©Hannelore Vandenbussche

For Love of Games

Imagine being towed along an icy track at 20 miles per hour behind a semi-wild reindeer. Reindeer racing is a competitive sport enjoyed by the Indigenous Sami people who live above the Arctic Circle in Finland, Norway, Sweden, and Russia, and who’ve been reindeer herders for over 2,000 years. It’s one of the many obscure sports captured in Hannelore Vandenbussche’s book, “Human Playground: Why We Play” (teNeues).

Vandenbussche was inspired to create the book after working with photographer Jimmy Nelson for Nelson’s photo book “Before They Pass Away,” which documented Indigenous people around the world.

©Hannelore Vandenbussche
©Hannelore Vandenbussche

“The one recurring theme I noticed during my work on ‘Before They Pass Away’ is that no matter how isolated tribes are or their social or financial status, they all love playing games and sports,” Vandebussche writes in her book’s foreword. She wanted to investigate the fascinating stories of sports across cultures worldwide. 

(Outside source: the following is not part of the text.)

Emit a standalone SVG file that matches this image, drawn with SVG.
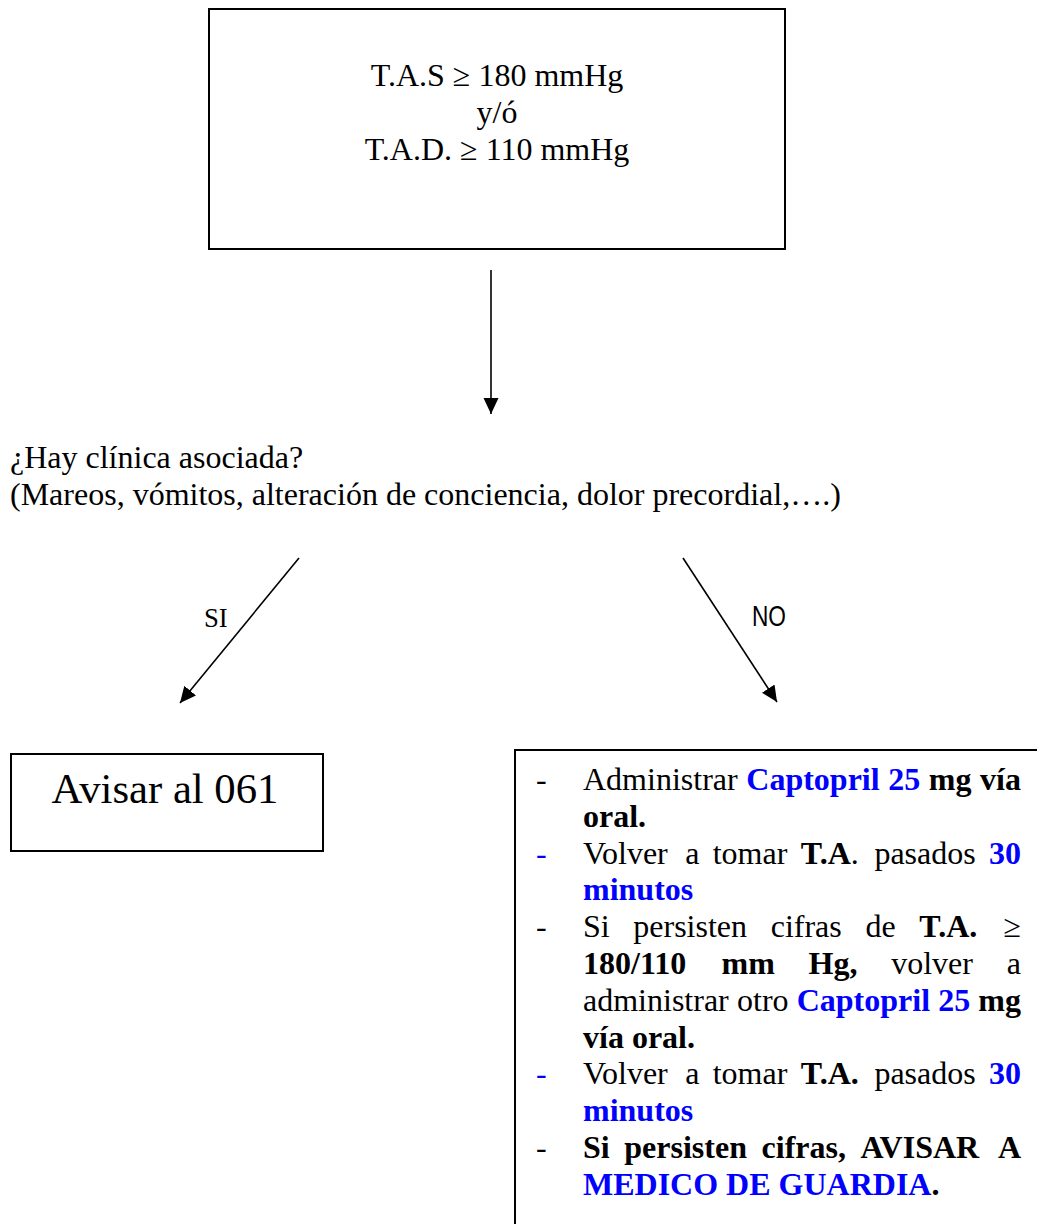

To seek out subjects, she first dove into internet research, digging up story after story of sports around the world. For example, she discovered that in La Paz, Bolivia, female wrestlers use the sport to make a case for gender equality. “I wanted to show the kaleidoscope of sports worldwide, from the more familiar Western games to the most remote and unknown games, people, and places.”

©Hannelore Vandenbussche

Making the best photographs of a sport in action meant forming bonds with her subjects and sometimes diving into the mix herself, she explains. She prefers using smaller lenses, which push her to get close to her subjects. “I want to feel what they feel—the danger, the adrenaline, the joy.” When she photographed big wave surfing in Nazaré, Portugal, she realized that to capture the best photos of the surfers taking on 100-foot waves, she’d need board a Jet Ski. To photograph the sport of buzkashi in Tajikistan, where men on horseback fight for possession of a goat carcass, she climbed on a horse to immerse herself in the action. 

©Hannelore Vandenbussche

“Sport can be an inspiring and unifying factor that bridges the gap between people, cultures, religion, and economic differences breaking down prejudices and barriers,” she writes. “My deepest wish is for ‘Human Playground’ to shine a light on humanity, highlighting this planet’s incredible beauty and diversity.” 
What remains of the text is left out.